* Begin *
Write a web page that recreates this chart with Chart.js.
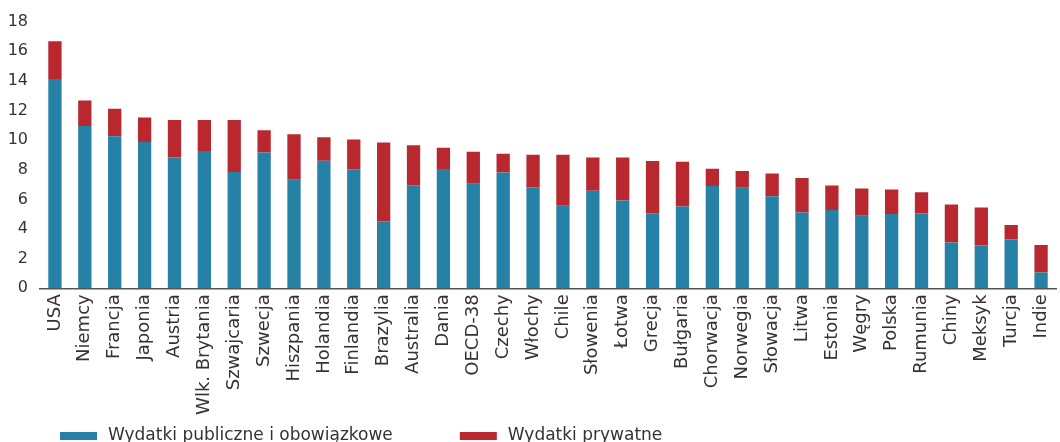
<!DOCTYPE html>
<html lang="pl">
<head>
<meta charset="utf-8">
<title>Wydatki na zdrowie</title>
<script src="https://cdn.jsdelivr.net/npm/chart.js@4/dist/chart.umd.min.js"></script>
<style>
  html, body { margin: 0; padding: 0; background: #ffffff; overflow: hidden; }
  #wrap { position: relative; width: 1060px; height: 442px; }
</style>
</head>
<body>
<div id="wrap"><canvas id="chart" width="1060" height="442"></canvas></div>
<script>
// Kraje, w kolejności od najwyższych łącznych wydatków
const categories = [
  'USA', 'Niemcy', 'Francja', 'Japonia', 'Austria', 'Wlk. Brytania', 'Szwajcaria',
  'Szwecja', 'Hiszpania', 'Holandia', 'Finlandia', 'Brazylia', 'Australia', 'Dania',
  'OECD-38', 'Czechy', 'Włochy', 'Chile', 'Słowenia', 'Łotwa', 'Grecja', 'Bułgaria',
  'Chorwacja', 'Norwegia', 'Słowacja', 'Litwa', 'Estonia', 'Węgry', 'Polska',
  'Rumunia', 'Chiny', 'Meksyk', 'Turcja', 'Indie'
];

// Wydatki publiczne i obowiązkowe (% PKB)
const publicSpending = [
  14.13, 10.96, 10.27, 9.87, 8.83, 9.26, 7.85,
  9.17, 7.32, 8.61, 8.03, 4.52, 6.95, 8.05,
  7.05, 7.81, 6.82, 5.57, 6.58, 5.93, 5.07, 5.52,
  6.91, 6.78, 6.22, 5.12, 5.28, 4.90, 5.01,
  5.05, 3.09, 2.89, 3.29, 1.07
];

// Wydatki prywatne (% PKB)
const privateSpending = [
  2.54, 1.72, 1.85, 1.65, 2.53, 2.10, 3.51,
  1.50, 3.08, 1.59, 2.01, 5.32, 2.71, 1.43,
  2.16, 1.27, 2.19, 3.44, 2.25, 2.90, 3.52, 3.02,
  1.16, 1.14, 1.52, 2.33, 1.65, 1.83, 1.65,
  1.43, 2.57, 2.57, 0.98, 1.86
];

const seriesNames = ['Wydatki publiczne i obowiązkowe', 'Wydatki prywatne'];
const yTicks = [0, 2, 4, 6, 8, 10, 12, 14, 16, 18];

const COLOR_PUBLIC = '#2581a6';
const COLOR_PRIVATE = '#b9272f';
const TEXT = '#333333';
const FONT = "'DejaVu Sans', sans-serif";

// Legenda rysowana pod wykresem, w jednym wierszu od lewej
const bottomLegend = {
  id: 'bottomLegend',
  afterDraw(chart) {
    const ctx = chart.ctx;
    ctx.save();
    ctx.font = '17px ' + FONT;
    ctx.textBaseline = 'alphabetic';
    ctx.textAlign = 'left';
    let x = 60;
    const boxW = 37, boxH = 8, boxTop = 432, baseline = 440;
    chart.data.datasets.forEach((ds) => {
      ctx.fillStyle = ds.backgroundColor;
      ctx.fillRect(x, boxTop, boxW, boxH);
      ctx.fillStyle = TEXT;
      const tx = x + boxW + 11;
      ctx.fillText(ds.label, tx, baseline);
      x = tx + ctx.measureText(ds.label).width + 67;
    });
    ctx.restore();
  }
};

new Chart(document.getElementById('chart'), {
  type: 'bar',
  data: {
    labels: categories,
    datasets: [
      {
        label: seriesNames[0],
        data: publicSpending,
        backgroundColor: COLOR_PUBLIC,
        barPercentage: 0.445,
        categoryPercentage: 1.0
      },
      {
        label: seriesNames[1],
        data: privateSpending,
        backgroundColor: COLOR_PRIVATE,
        barPercentage: 0.445,
        categoryPercentage: 1.0
      }
    ]
  },
  options: {
    responsive: false,
    animation: false,
    layout: { padding: { top: 21, right: 4, left: 0, bottom: 0 } },
    plugins: {
      legend: { display: false },
      tooltip: { enabled: false }
    },
    scales: {
      x: {
        stacked: true,
        grid: { display: false, drawTicks: false },
        border: { display: true, color: '#555555', width: 1.5 },
        ticks: {
          autoSkip: false,
          maxRotation: 90,
          minRotation: 90,
          padding: 6,
          color: TEXT,
          font: { family: FONT, size: 18 }
        },
        afterFit(scale) {
          scale.height = 442 - 288.3;
          scale.paddingLeft = 0;
          scale.paddingRight = 0;
        }
      },
      y: {
        stacked: true,
        min: 0,
        max: 18,
        grid: { display: false, drawTicks: false },
        border: { display: false },
        afterBuildTicks(scale) {
          scale.ticks = yTicks.map(v => ({ value: v }));
        },
        ticks: {
          padding: 12,
          color: TEXT,
          font: { family: FONT, size: 16 }
        },
        afterFit(scale) {
          scale.width = 40;
        }
      }
    }
  },
  plugins: [bottomLegend]
});
</script>
</body>
</html>
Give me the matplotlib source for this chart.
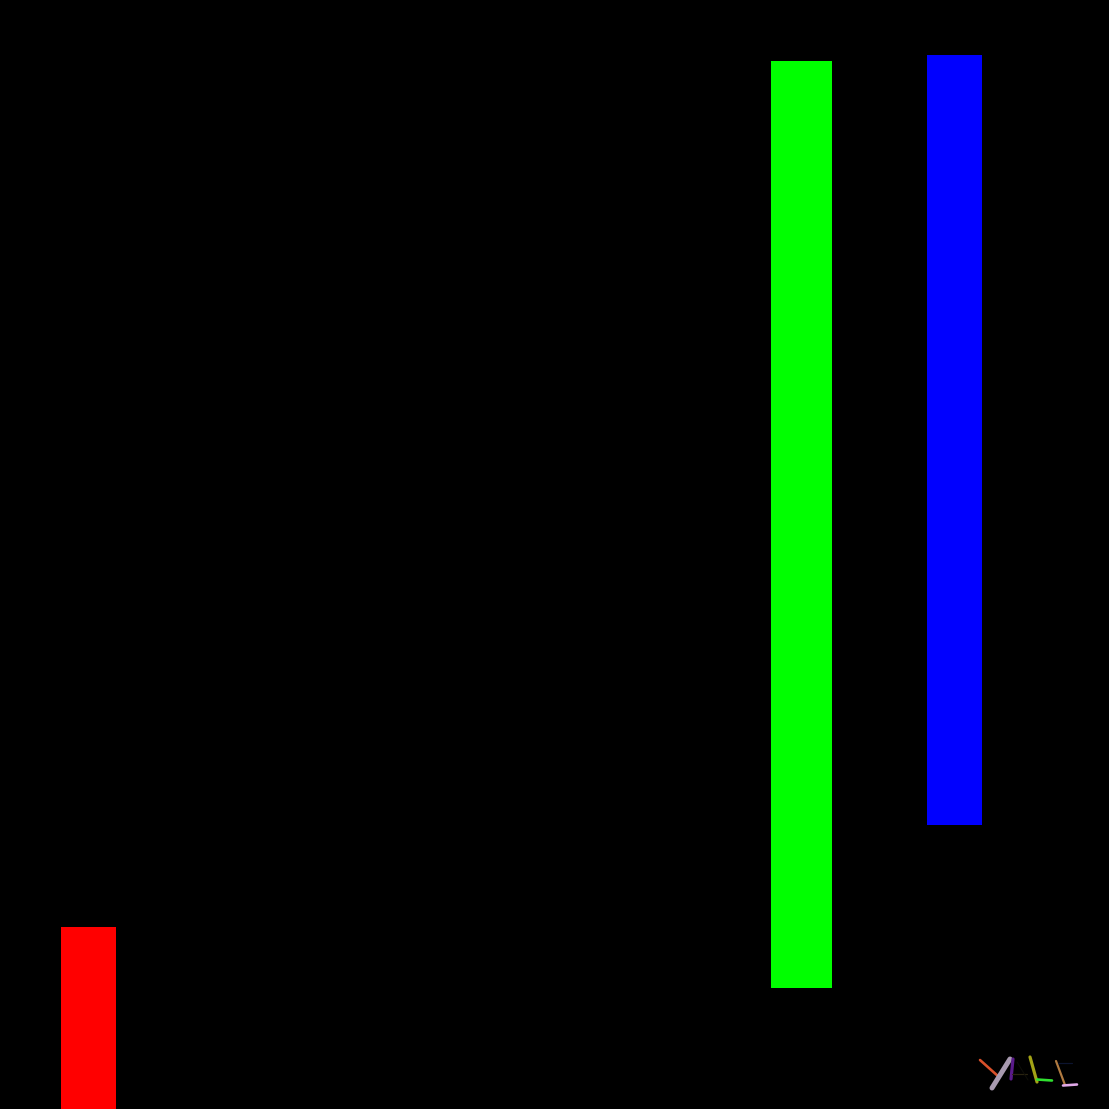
import matplotlib
matplotlib.use('Agg')
import matplotlib.pyplot as plt

# bars, in picture pixels
bar_left = [61, 771, 927]
bar_right = [115.5, 832, 982]
bar_top = [927, 61, 54.5]
bar_bottom = [1109, 988, 825]
bar_colors = ['#ff0000', '#00ff00', '#0000ff']

# little hand drawn strokes in the bottom right corner
stroke_x = [[980, 999], [1010, 992], [1013, 1011], [1012, 1027], [1017, 1028],
            [1030, 1037], [1037, 1052], [1056, 1065], [1058, 1072], [1063, 1077]]
stroke_y = [[1060, 1077], [1059, 1088], [1059, 1079], [1074, 1074], [1062, 1080],
            [1057, 1082], [1079.5, 1080.5], [1061, 1085], [1063, 1063], [1085.5, 1084.5]]
stroke_colors = ['#d9502a', '#a89ab0', '#5a1a8a', '#2a2410', '#0e0e08',
                 '#a3a316', '#30e030', '#b07a40', '#0c1430', '#e0a8e8']
stroke_widths = [2.6, 5.0, 3.2, 1.2, 1.0, 3.2, 2.6, 2.2, 1.2, 2.6]

fig = plt.figure(figsize=(11.09, 11.09), dpi=100, facecolor='black')
ax = fig.add_axes([0, 0, 1, 1])
ax.set_facecolor('black')
ax.set_xlim(0, 1109)
ax.set_ylim(1109, 0)
ax.axis('off')

for i in range(len(bar_left)):
    ax.bar(bar_left[i], bar_bottom[i] - bar_top[i], width=bar_right[i] - bar_left[i],
           bottom=bar_top[i], align='edge', color=bar_colors[i], linewidth=0)

for i in range(len(stroke_x)):
    # widths given in pixels, matplotlib wants points
    ax.plot(stroke_x[i], stroke_y[i], color=stroke_colors[i],
            linewidth=stroke_widths[i] * 0.72, solid_capstyle='round')

fig.savefig('out.png', dpi=100, facecolor='black')
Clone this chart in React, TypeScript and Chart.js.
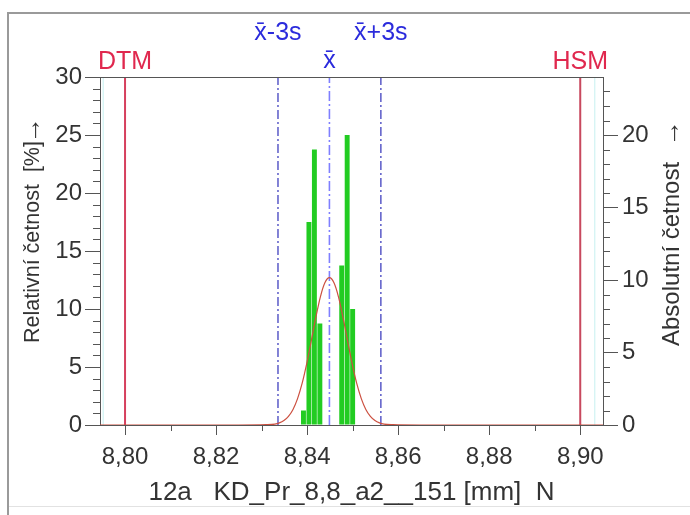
* End *
Ignore the images and quote every line of the listing exactly.

Write a web page that recreates this chart with Chart.js.
<!DOCTYPE html>
<html lang="pl">
<head>
<meta charset="utf-8">
<title>Wydatki na zdrowie</title>
<script src="https://cdn.jsdelivr.net/npm/chart.js@4/dist/chart.umd.min.js"></script>
<style>
  html, body { margin: 0; padding: 0; background: #ffffff; overflow: hidden; }
  #wrap { position: relative; width: 1060px; height: 442px; }
</style>
</head>
<body>
<div id="wrap"><canvas id="chart" width="1060" height="442"></canvas></div>
<script>
// Kraje, w kolejności od najwyższych łącznych wydatków
const categories = [
  'USA', 'Niemcy', 'Francja', 'Japonia', 'Austria', 'Wlk. Brytania', 'Szwajcaria',
  'Szwecja', 'Hiszpania', 'Holandia', 'Finlandia', 'Brazylia', 'Australia', 'Dania',
  'OECD-38', 'Czechy', 'Włochy', 'Chile', 'Słowenia', 'Łotwa', 'Grecja', 'Bułgaria',
  'Chorwacja', 'Norwegia', 'Słowacja', 'Litwa', 'Estonia', 'Węgry', 'Polska',
  'Rumunia', 'Chiny', 'Meksyk', 'Turcja', 'Indie'
];

// Wydatki publiczne i obowiązkowe (% PKB)
const publicSpending = [
  14.13, 10.96, 10.27, 9.87, 8.83, 9.26, 7.85,
  9.17, 7.32, 8.61, 8.03, 4.52, 6.95, 8.05,
  7.05, 7.81, 6.82, 5.57, 6.58, 5.93, 5.07, 5.52,
  6.91, 6.78, 6.22, 5.12, 5.28, 4.90, 5.01,
  5.05, 3.09, 2.89, 3.29, 1.07
];

// Wydatki prywatne (% PKB)
const privateSpending = [
  2.54, 1.72, 1.85, 1.65, 2.53, 2.10, 3.51,
  1.50, 3.08, 1.59, 2.01, 5.32, 2.71, 1.43,
  2.16, 1.27, 2.19, 3.44, 2.25, 2.90, 3.52, 3.02,
  1.16, 1.14, 1.52, 2.33, 1.65, 1.83, 1.65,
  1.43, 2.57, 2.57, 0.98, 1.86
];

const seriesNames = ['Wydatki publiczne i obowiązkowe', 'Wydatki prywatne'];
const yTicks = [0, 2, 4, 6, 8, 10, 12, 14, 16, 18];

const COLOR_PUBLIC = '#2581a6';
const COLOR_PRIVATE = '#b9272f';
const TEXT = '#333333';
const FONT = "'DejaVu Sans', sans-serif";

// Legenda rysowana pod wykresem, w jednym wierszu od lewej
const bottomLegend = {
  id: 'bottomLegend',
  afterDraw(chart) {
    const ctx = chart.ctx;
    ctx.save();
    ctx.font = '17px ' + FONT;
    ctx.textBaseline = 'alphabetic';
    ctx.textAlign = 'left';
    let x = 60;
    const boxW = 37, boxH = 8, boxTop = 432, baseline = 440;
    chart.data.datasets.forEach((ds) => {
      ctx.fillStyle = ds.backgroundColor;
      ctx.fillRect(x, boxTop, boxW, boxH);
      ctx.fillStyle = TEXT;
      const tx = x + boxW + 11;
      ctx.fillText(ds.label, tx, baseline);
      x = tx + ctx.measureText(ds.label).width + 67;
    });
    ctx.restore();
  }
};

new Chart(document.getElementById('chart'), {
  type: 'bar',
  data: {
    labels: categories,
    datasets: [
      {
        label: seriesNames[0],
        data: publicSpending,
        backgroundColor: COLOR_PUBLIC,
        barPercentage: 0.445,
        categoryPercentage: 1.0
      },
      {
        label: seriesNames[1],
        data: privateSpending,
        backgroundColor: COLOR_PRIVATE,
        barPercentage: 0.445,
        categoryPercentage: 1.0
      }
    ]
  },
  options: {
    responsive: false,
    animation: false,
    layout: { padding: { top: 21, right: 4, left: 0, bottom: 0 } },
    plugins: {
      legend: { display: false },
      tooltip: { enabled: false }
    },
    scales: {
      x: {
        stacked: true,
        grid: { display: false, drawTicks: false },
        border: { display: true, color: '#555555', width: 1.5 },
        ticks: {
          autoSkip: false,
          maxRotation: 90,
          minRotation: 90,
          padding: 6,
          color: TEXT,
          font: { family: FONT, size: 18 }
        },
        afterFit(scale) {
          scale.height = 442 - 288.3;
          scale.paddingLeft = 0;
          scale.paddingRight = 0;
        }
      },
      y: {
        stacked: true,
        min: 0,
        max: 18,
        grid: { display: false, drawTicks: false },
        border: { display: false },
        afterBuildTicks(scale) {
          scale.ticks = yTicks.map(v => ({ value: v }));
        },
        ticks: {
          padding: 12,
          color: TEXT,
          font: { family: FONT, size: 16 }
        },
        afterFit(scale) {
          scale.width = 40;
        }
      }
    }
  },
  plugins: [bottomLegend]
});
</script>
</body>
</html>
Give me the matplotlib source for this chart.
import matplotlib
matplotlib.use('Agg')
import matplotlib.pyplot as plt

# bars, in picture pixels
bar_left = [61, 771, 927]
bar_right = [115.5, 832, 982]
bar_top = [927, 61, 54.5]
bar_bottom = [1109, 988, 825]
bar_colors = ['#ff0000', '#00ff00', '#0000ff']

# little hand drawn strokes in the bottom right corner
stroke_x = [[980, 999], [1010, 992], [1013, 1011], [1012, 1027], [1017, 1028],
            [1030, 1037], [1037, 1052], [1056, 1065], [1058, 1072], [1063, 1077]]
stroke_y = [[1060, 1077], [1059, 1088], [1059, 1079], [1074, 1074], [1062, 1080],
            [1057, 1082], [1079.5, 1080.5], [1061, 1085], [1063, 1063], [1085.5, 1084.5]]
stroke_colors = ['#d9502a', '#a89ab0', '#5a1a8a', '#2a2410', '#0e0e08',
                 '#a3a316', '#30e030', '#b07a40', '#0c1430', '#e0a8e8']
stroke_widths = [2.6, 5.0, 3.2, 1.2, 1.0, 3.2, 2.6, 2.2, 1.2, 2.6]

fig = plt.figure(figsize=(11.09, 11.09), dpi=100, facecolor='black')
ax = fig.add_axes([0, 0, 1, 1])
ax.set_facecolor('black')
ax.set_xlim(0, 1109)
ax.set_ylim(1109, 0)
ax.axis('off')

for i in range(len(bar_left)):
    ax.bar(bar_left[i], bar_bottom[i] - bar_top[i], width=bar_right[i] - bar_left[i],
           bottom=bar_top[i], align='edge', color=bar_colors[i], linewidth=0)

for i in range(len(stroke_x)):
    # widths given in pixels, matplotlib wants points
    ax.plot(stroke_x[i], stroke_y[i], color=stroke_colors[i],
            linewidth=stroke_widths[i] * 0.72, solid_capstyle='round')

fig.savefig('out.png', dpi=100, facecolor='black')
Clone this chart in React, TypeScript and Chart.js.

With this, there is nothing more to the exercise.